A Gregorio Ordóñez le robaron la posibilidad de ser alcalde de San Sebastián. Fue un disparo preciso, exacto. Gregorio Ordóñez no pudo disputarle la Alcaldía de Donostia a Juan Karlos Izaguirre: lo de Karlos es de chiste, pero peor es lo de Txelui para un José Luis avergonzado de su origen maketo. Ordóñez no pudo presentarse a las elecciones por una sencilla razón: está muerto. Y el fruto de esa muerte, como la de otros tantos opresores del pueblo vasco, ha sido la elección de su ciudad como Kapital Kultural. Al final han ganado los que apretaron el gatillo y los que jalearon esa gallardía, porque hay que ser muy valiente para matar a alguien que está comiendo en un bar. Y por la espalda, que tiene más mérito.

El jurado de la presunta capitalidad cultural lo ha dicho para que no haya lugar a dudas. Aquí no se hablaba de proyectos, sino de política en el peor sentido de la palabra.

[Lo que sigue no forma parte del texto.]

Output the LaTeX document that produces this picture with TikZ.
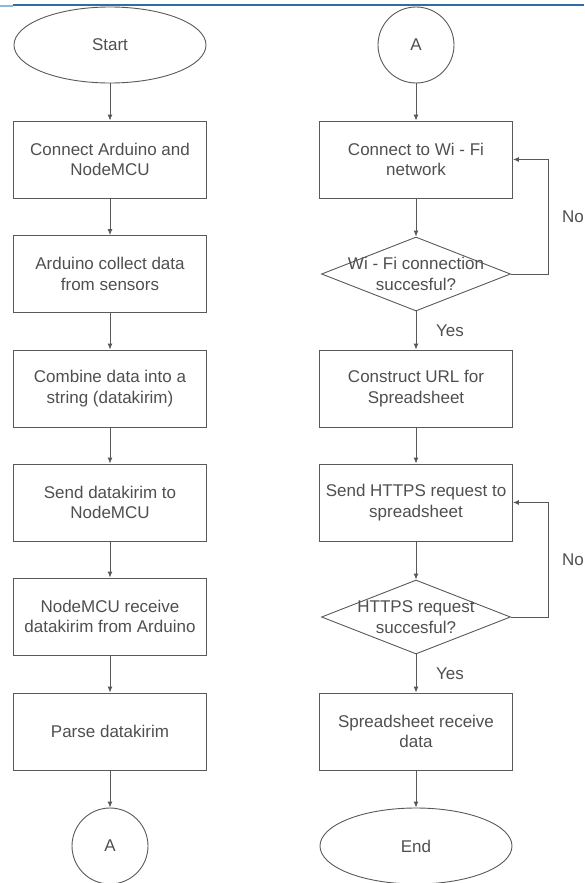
\documentclass[tikz,border=0pt]{standalone}
\usepackage{fontspec}
\setmainfont{Liberation Sans}
\usetikzlibrary{shapes.geometric, arrows.meta}
\definecolor{linegray}{HTML}{595959}
\definecolor{textgray}{HTML}{4F4F4F}
\definecolor{topblue}{HTML}{2F6EA5}
\definecolor{topcyan}{HTML}{86BCDD}

\begin{document}
\begin{tikzpicture}[x = 1pt, y = -1pt,
        font = \fontsize{17}{20.5}\selectfont,
        >={Latex[length=6pt, width=5pt]},
        every node/.style = {text = textgray},
        process/.style = {draw = linegray, line width = 0.9pt, rectangle, minimum width = 193pt, minimum height = 77pt, align = center, inner sep = 0pt},
        terminal/.style = {draw = linegray, line width = 0.9pt, ellipse, minimum width = 192pt, minimum height = 76pt},
        connector/.style = {draw = linegray, line width = 0.9pt, circle, minimum size = 76pt},
        decision/.style = {draw = linegray, line width = 0.9pt, diamond, minimum width = 189pt, minimum height = 74pt, inner sep = 0pt},
        flow/.style = {->, draw = linegray, line width = 0.9pt},
        answer/.style = {inner sep = 0pt}]
    \useasboundingbox (0, 0) rectangle (584, 883);
    \pgfmathsetmacro{\lx}{110}
    \pgfmathsetmacro{\rx}{416}

    % top rule of the page
    \draw [topcyan, line width = 1.5pt] (0, 6) -- (13, 6);
    \draw [topblue, line width = 1.5pt] (13, 5) -- (584, 5);

    % left column
    \node [terminal] (start) at (\lx, 45) {Start};
    \node [process] (connect) at (\lx, 159.5) {Connect Arduino and\\NodeMCU};
    \node [process] (collect) at (\lx, 274) {Arduino collect data\\from sensors};
    \node [process] (combine) at (\lx, 388.5) {Combine data into a\\string (datakirim)};
    \node [process] (senddata) at (\lx, 502.5) {Send datakirim to\\NodeMCU};
    \node [process] (receive) at (\lx, 616.5) {NodeMCU receive\\datakirim from Arduino};
    \node [process] (parse) at (\lx, 731.5) {Parse datakirim};
    \node [connector] (outA) at (\lx, 846) {A};

    \draw [flow] (start) -- (connect);
    \draw [flow] (connect) -- (collect);
    \draw [flow] (collect) -- (combine);
    \draw [flow] (combine) -- (senddata);
    \draw [flow] (senddata) -- (receive);
    \draw [flow] (receive) -- (parse);
    \draw [flow] (parse) -- (outA);

    % right column
    \node [connector] (inA) at (\rx, 45) {A};
    \node [process] (wifi) at (\rx, 159.5) {Connect to Wi - Fi\\network};
    \node [decision] (wifiok) at (\rx, 274) {};
    \node [align = center] (wifioktext) at (wifiok) {Wi - Fi connection\\succesful?};
    \node [process] (url) at (\rx, 388.5) {Construct URL for\\Spreadsheet};
    \node [process] (request) at (\rx, 502.5) {Send HTTPS request to\\spreadsheet};
    \node [decision] (requestok) at (\rx, 617) {};
    \node [align = center] (requestoktext) at (requestok) {HTTPS request\\succesful?};
    \node [process] (sheet) at (\rx, 731.5) {Spreadsheet receive\\data};
    \node [terminal] (end) at (\rx, 846) {End};

    \coordinate (wifiloop) at (548, 274);
    \coordinate (requestloop) at (548, 617);

    \draw [flow] (inA) -- (wifi);
    \draw [flow] (wifi) -- (wifiok);
    \draw [flow] (wifiok) -- (url);
    \draw [flow] (wifiok.east) -- (wifiloop) |- (wifi.east);
    \draw [flow] (url) -- (request);
    \draw [flow] (request) -- (requestok);
    \draw [flow] (requestok) -- (sheet);
    \draw [flow] (requestok.east) -- (requestloop) |- (request.east);
    \draw [flow] (sheet) -- (end);

    \node [answer] (wifino) at (573, 217) {No};
    \node [answer] (wifiyes) at (450, 330.5) {Yes};
    \node [answer] (requestno) at (573, 560) {No};
    \node [answer] (requestyes) at (450, 674) {Yes};
\end{tikzpicture}
\end{document}
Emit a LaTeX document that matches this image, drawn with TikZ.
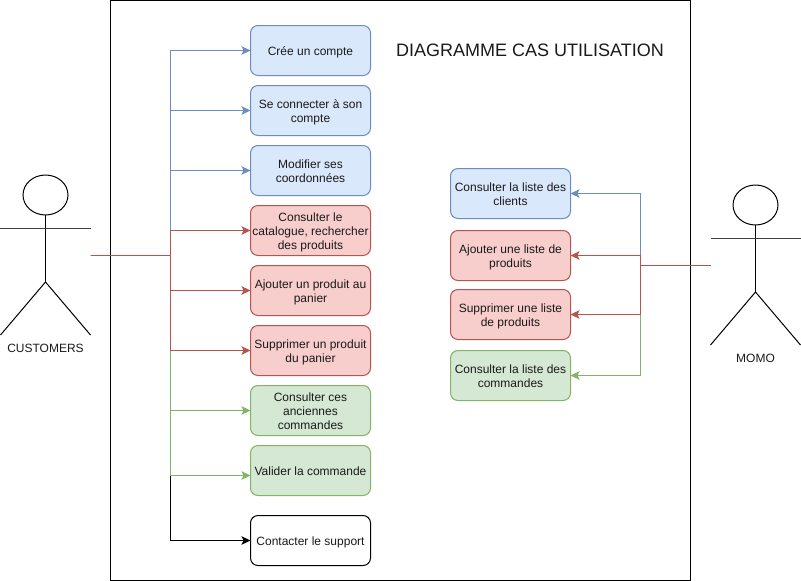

Se premia a los que confunden la cultura propia con la intolerancia que llega al extremo de la eliminación física del disidente, vulgo asesinato. Y se castiga a los que practican esa tolerancia que echó raíces en el pasado. Una tolerancia que ensalzó José Antonio Griñán, alias Pepe, cuando defendió tímidamente la candidatura de la ciudad que le permitido ser parlamentario andaluz a pesar de que naciera en Madrid: aquí no miramos el carné de identidad ni rebuscamos entre los apellidos. Griñán ha guardado un prudente silencio tras el robo a mano armada. Como si Córdoba no fuera con él aunque él vaya por Córdoba en las listas electorales.

¿Para esto nos levantamos un 28 de febrero? ¿Para esto sufragamos con nuestros impuestos la maquinaria de la Junta de Andalucía? ¿Para esto hemos restaurado entre todos los andaluces el Palacio de San Telmo con el pretexto de la dignidad del cargo? ¿Dónde está la dignidad de los andaluces? ¿Dónde está la voz alta y clara de su presidente para poner las cosas en su sitio? Griñán no es Belloch, ese alcalde de Zaragoza que no se ha callado porque fue ministro del Interior y sabe de dónde vienen todos estos enjuagues.

A Griñán no le duele Córdoba. A Griñán no le duele Andalucía como le dolía España a Unamuno. Su silencio es elocuente. Por una vez se ha revestido con la toga del senequismo cordobés aunque no naciera a la sombra de la Mezquita. Se ha sentado en el salón de los espejos del Palacio de San Telmo. Ha cogido una copa de cristal de Bohemia. Y se ha bebido de un trago la cicuta de esta afrenta. A su alrededor, el silencio del peor veneno que puede paralizar a un gobernante: la cobardía.